*Directive*
Each line below must be set down exactly; omit any image you find.

──────────

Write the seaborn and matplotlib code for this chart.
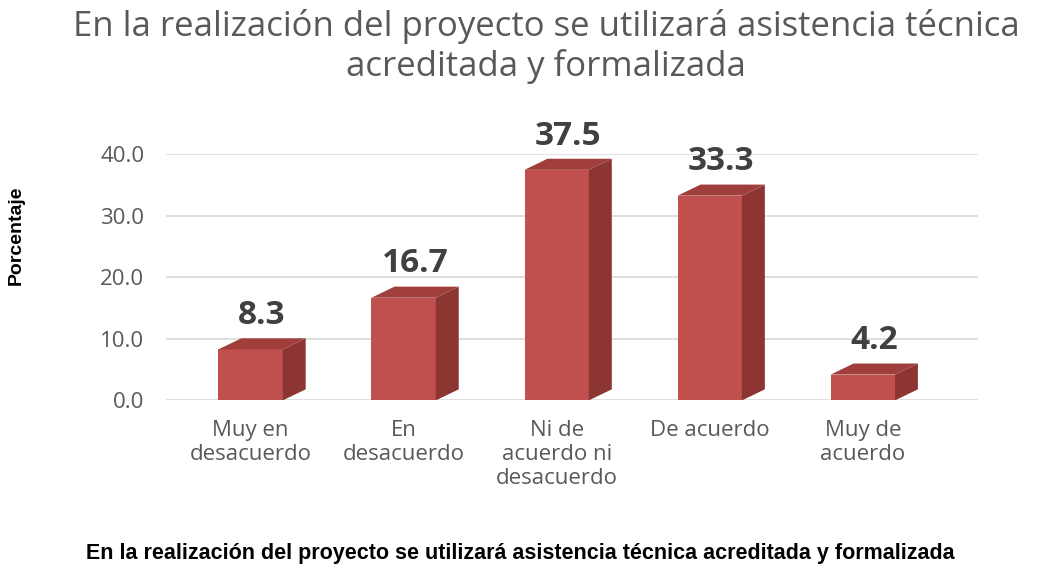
import matplotlib
matplotlib.use("Agg")
import matplotlib.pyplot as plt
import seaborn as sns
import pandas as pd
from matplotlib.patches import Polygon

# datos
categorias = ["Muy en\ndesacuerdo", "En\ndesacuerdo", "Ni de\nacuerdo ni\ndesacuerdo",
              "De acuerdo", "Muy de\nacuerdo"]
porcentajes = [8.3, 16.7, 37.5, 33.3, 4.2]
titulo = "En la realización del proyecto se utilizará asistencia técnica\nacreditada y formalizada"
eje_x = "En la realización del proyecto se utilizará asistencia técnica acreditada y formalizada"
eje_y = "Porcentaje"

df = pd.DataFrame({"categoria": categorias, "valor": porcentajes})

sns.set_theme(style="white")
plt.rcParams["font.family"] = ["Open Sans", "DejaVu Sans"]

fig = plt.figure(figsize=(10.4, 5.72), dpi=100)
ax = fig.add_axes([0.16, 0.30, 0.78, 0.43])

sns.barplot(data=df, x="categoria", y="valor", color="#C0504D", saturation=1,
            width=0.42, ax=ax, zorder=3, edgecolor="none", linewidth=0)

# efecto 3D sencillo a partir de las barras dibujadas
dx, dy = 0.15, 1.8
for p in ax.patches:
    x0, x1 = p.get_x(), p.get_x() + p.get_width()
    h = p.get_height()
    lado = Polygon([(x1, 0), (x1 + dx, dy), (x1 + dx, h + dy), (x1, h)],
                   closed=True, facecolor="#8C3533", edgecolor="none", zorder=3)
    tapa = Polygon([(x0, h), (x1, h), (x1 + dx, h + dy), (x0 + dx, h + dy)],
                   closed=True, facecolor="#A03E3B", edgecolor="none", zorder=3)
    ax.add_patch(lado)
    ax.add_patch(tapa)
    ax.text(p.get_x() + p.get_width() / 2 + dx / 2, h + dy + 1.0, f"{h:.1f}",
            ha="center", va="bottom", fontsize=24, fontweight="bold",
            color="#404040", zorder=4)

ax.set_ylim(0, 40)
ax.set_yticks([0, 10, 20, 30, 40])
ax.set_yticklabels([f"{v:.1f}" for v in [0, 10, 20, 30, 40]], fontsize=16, color="#595959")
ax.yaxis.grid(True, color="#D9D9D9", linewidth=1.2, zorder=0)
ax.set_xlim(-0.55, 4.75)
ax.tick_params(axis="x", length=0, pad=14, labelsize=16, labelcolor="#595959")
ax.tick_params(axis="y", length=0, pad=16)
for s in ax.spines.values():
    s.set_visible(False)

ax.set_xlabel("")
ax.set_ylabel(eje_y, fontsize=14, fontweight="bold", color="black",
              family=["Liberation Sans", "DejaVu Sans"])
ax.yaxis.set_label_coords(-0.175, 0.67)
fig.text(0.5, 0.033, eje_x, ha="center", va="center", fontsize=15.5,
         fontweight="bold", color="black", family=["Liberation Sans", "DejaVu Sans"])
fig.suptitle(titulo, fontsize=25, color="#595959", x=0.525, y=0.985, linespacing=1.2)

fig.savefig("out.png", dpi=100)
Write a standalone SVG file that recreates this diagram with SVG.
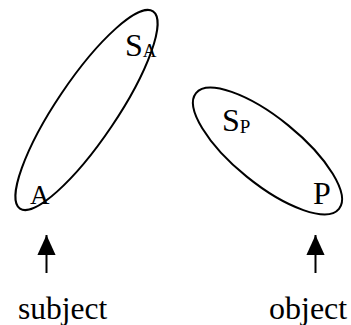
<svg xmlns="http://www.w3.org/2000/svg" width="351" height="325" viewBox="0 0 351 325">
<style>
.e{fill:none;stroke:#000;stroke-width:2}
text{font-family:'Liberation Serif','Times New Roman',Times,serif;fill:#000}
.c{stroke:#000;stroke-width:2;fill:none}
</style>
<defs>
<marker id="ah" markerUnits="userSpaceOnUse" markerWidth="20" markerHeight="22" refX="22" refY="10" orient="auto" viewBox="0 0 22 20">
<path d="M0,0 L22,10 L0,20 Z" fill="#000"/>
</marker>
</defs>
<rect width="351" height="325" fill="#fff"/>
<g id="subject-set">
<ellipse class="e" cx="86.5" cy="110" rx="119" ry="30" transform="rotate(-56 86.5 110)"/>
<text x="125" y="56" font-size="32" font-family="Liberation Serif, serif">S<tspan font-size="19" dy="1">A</tspan></text>
<text x="30" y="204" font-size="27" font-family="Liberation Serif, serif">A</text>
</g>
<g id="object-set">
<ellipse class="e" cx="267.5" cy="151" rx="92" ry="33" transform="rotate(39 267.5 151)"/>
<text x="222" y="131" font-size="32" font-family="Liberation Serif, serif">S<tspan font-size="19" dy="2">P</tspan></text>
<text x="313" y="204" font-size="32" font-family="Liberation Serif, serif">P</text>
</g>
<g id="connectors">
<line class="c" x1="46.5" y1="273" x2="46.5" y2="235" marker-end="url(#ah)"/>
<line class="c" x1="315.5" y1="273" x2="315.5" y2="235" marker-end="url(#ah)"/>
</g>
<g id="subject-label"><text x="18" y="319" font-size="31.5" font-family="Liberation Serif, serif">subject</text></g>
<g id="object-label"><text x="269" y="319" font-size="32" font-family="Liberation Serif, serif">object</text></g>
</svg>
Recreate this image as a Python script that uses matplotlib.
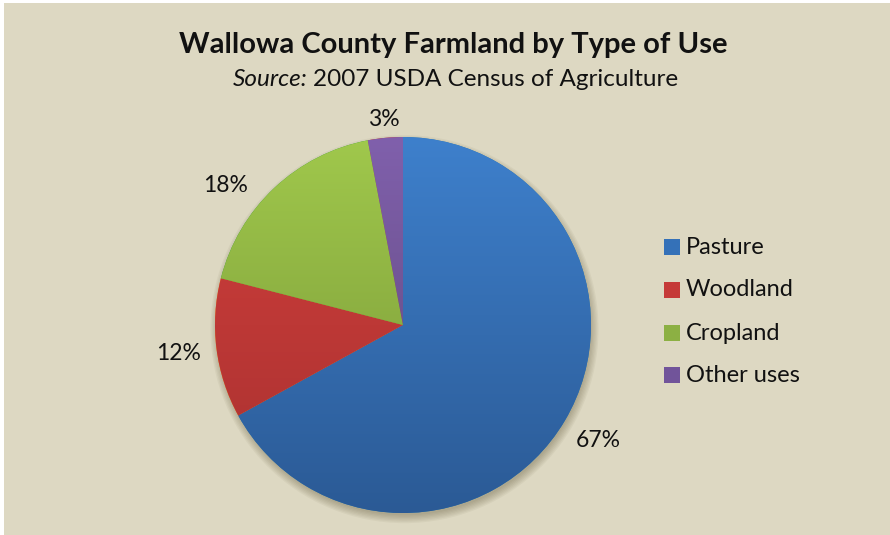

──────────

*Finished exercise*
Write the seaborn and matplotlib code for this chart.
import matplotlib
matplotlib.use("Agg")
import matplotlib.pyplot as plt
import seaborn as sns
import pandas as pd
from matplotlib.patches import Polygon

# datos
categorias = ["Muy en\ndesacuerdo", "En\ndesacuerdo", "Ni de\nacuerdo ni\ndesacuerdo",
              "De acuerdo", "Muy de\nacuerdo"]
porcentajes = [8.3, 16.7, 37.5, 33.3, 4.2]
titulo = "En la realización del proyecto se utilizará asistencia técnica\nacreditada y formalizada"
eje_x = "En la realización del proyecto se utilizará asistencia técnica acreditada y formalizada"
eje_y = "Porcentaje"

df = pd.DataFrame({"categoria": categorias, "valor": porcentajes})

sns.set_theme(style="white")
plt.rcParams["font.family"] = ["Open Sans", "DejaVu Sans"]

fig = plt.figure(figsize=(10.4, 5.72), dpi=100)
ax = fig.add_axes([0.16, 0.30, 0.78, 0.43])

sns.barplot(data=df, x="categoria", y="valor", color="#C0504D", saturation=1,
            width=0.42, ax=ax, zorder=3, edgecolor="none", linewidth=0)

# efecto 3D sencillo a partir de las barras dibujadas
dx, dy = 0.15, 1.8
for p in ax.patches:
    x0, x1 = p.get_x(), p.get_x() + p.get_width()
    h = p.get_height()
    lado = Polygon([(x1, 0), (x1 + dx, dy), (x1 + dx, h + dy), (x1, h)],
                   closed=True, facecolor="#8C3533", edgecolor="none", zorder=3)
    tapa = Polygon([(x0, h), (x1, h), (x1 + dx, h + dy), (x0 + dx, h + dy)],
                   closed=True, facecolor="#A03E3B", edgecolor="none", zorder=3)
    ax.add_patch(lado)
    ax.add_patch(tapa)
    ax.text(p.get_x() + p.get_width() / 2 + dx / 2, h + dy + 1.0, f"{h:.1f}",
            ha="center", va="bottom", fontsize=24, fontweight="bold",
            color="#404040", zorder=4)

ax.set_ylim(0, 40)
ax.set_yticks([0, 10, 20, 30, 40])
ax.set_yticklabels([f"{v:.1f}" for v in [0, 10, 20, 30, 40]], fontsize=16, color="#595959")
ax.yaxis.grid(True, color="#D9D9D9", linewidth=1.2, zorder=0)
ax.set_xlim(-0.55, 4.75)
ax.tick_params(axis="x", length=0, pad=14, labelsize=16, labelcolor="#595959")
ax.tick_params(axis="y", length=0, pad=16)
for s in ax.spines.values():
    s.set_visible(False)

ax.set_xlabel("")
ax.set_ylabel(eje_y, fontsize=14, fontweight="bold", color="black",
              family=["Liberation Sans", "DejaVu Sans"])
ax.yaxis.set_label_coords(-0.175, 0.67)
fig.text(0.5, 0.033, eje_x, ha="center", va="center", fontsize=15.5,
         fontweight="bold", color="black", family=["Liberation Sans", "DejaVu Sans"])
fig.suptitle(titulo, fontsize=25, color="#595959", x=0.525, y=0.985, linespacing=1.2)

fig.savefig("out.png", dpi=100)
Write a standalone SVG file that recreates this diagram with SVG.
<svg xmlns="http://www.w3.org/2000/svg" width="351" height="325" viewBox="0 0 351 325">
<style>
.e{fill:none;stroke:#000;stroke-width:2}
text{font-family:'Liberation Serif','Times New Roman',Times,serif;fill:#000}
.c{stroke:#000;stroke-width:2;fill:none}
</style>
<defs>
<marker id="ah" markerUnits="userSpaceOnUse" markerWidth="20" markerHeight="22" refX="22" refY="10" orient="auto" viewBox="0 0 22 20">
<path d="M0,0 L22,10 L0,20 Z" fill="#000"/>
</marker>
</defs>
<rect width="351" height="325" fill="#fff"/>
<g id="subject-set">
<ellipse class="e" cx="86.5" cy="110" rx="119" ry="30" transform="rotate(-56 86.5 110)"/>
<text x="125" y="56" font-size="32" font-family="Liberation Serif, serif">S<tspan font-size="19" dy="1">A</tspan></text>
<text x="30" y="204" font-size="27" font-family="Liberation Serif, serif">A</text>
</g>
<g id="object-set">
<ellipse class="e" cx="267.5" cy="151" rx="92" ry="33" transform="rotate(39 267.5 151)"/>
<text x="222" y="131" font-size="32" font-family="Liberation Serif, serif">S<tspan font-size="19" dy="2">P</tspan></text>
<text x="313" y="204" font-size="32" font-family="Liberation Serif, serif">P</text>
</g>
<g id="connectors">
<line class="c" x1="46.5" y1="273" x2="46.5" y2="235" marker-end="url(#ah)"/>
<line class="c" x1="315.5" y1="273" x2="315.5" y2="235" marker-end="url(#ah)"/>
</g>
<g id="subject-label"><text x="18" y="319" font-size="31.5" font-family="Liberation Serif, serif">subject</text></g>
<g id="object-label"><text x="269" y="319" font-size="32" font-family="Liberation Serif, serif">object</text></g>
</svg>
Recreate this image as a Python script that uses matplotlib.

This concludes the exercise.